Thursday, April 10, 2008

Disability in Print

Great article about english professor, Georgina Kleege. But more than an article about an accomplished woman who is blind, Georgina (and the article) challenge the notion of disability memoirs.
It notes that in her lectures, Georgina poses the question

"Do autobiographies written by people with disabilities demystify disability and offer a valuable view into lives at the margins of culture, or are these memoirs merely another form of freak-show, helping to reinforce the notion that disability is a tragedy to be heroically overcome?"

Citing Temple Grandin's Thinking In Pictures and Hellen Keller's World I live in, "While both of these books do provide glimpses into the lives of extraordinary disabled people, they’re also myth-making — perpetuating the notion that successful disabled people are somehow superhuman in their achievements. "

She found that memoirs about blindness either "There were the blind whiners … On the other extreme were the blind mystics, who kept alive the ancient myth of compensatory powers.”
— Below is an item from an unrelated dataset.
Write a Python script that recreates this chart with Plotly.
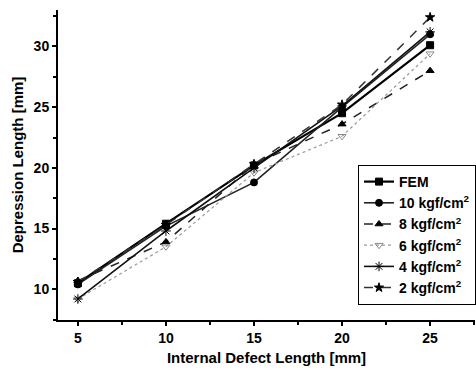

She has written two books about her own blindness, reportedly challenging and shattering myths and stereotypes about blindness and disability ; Sight Unseen and Blind Rage. The latter a work of creative nonfiction that "engages the ghost of Keller in a fictional conversation about the nature of blindness and coping with disability"
While I have yet to read either book, they are on my list. It is a discussion that needs to happen more.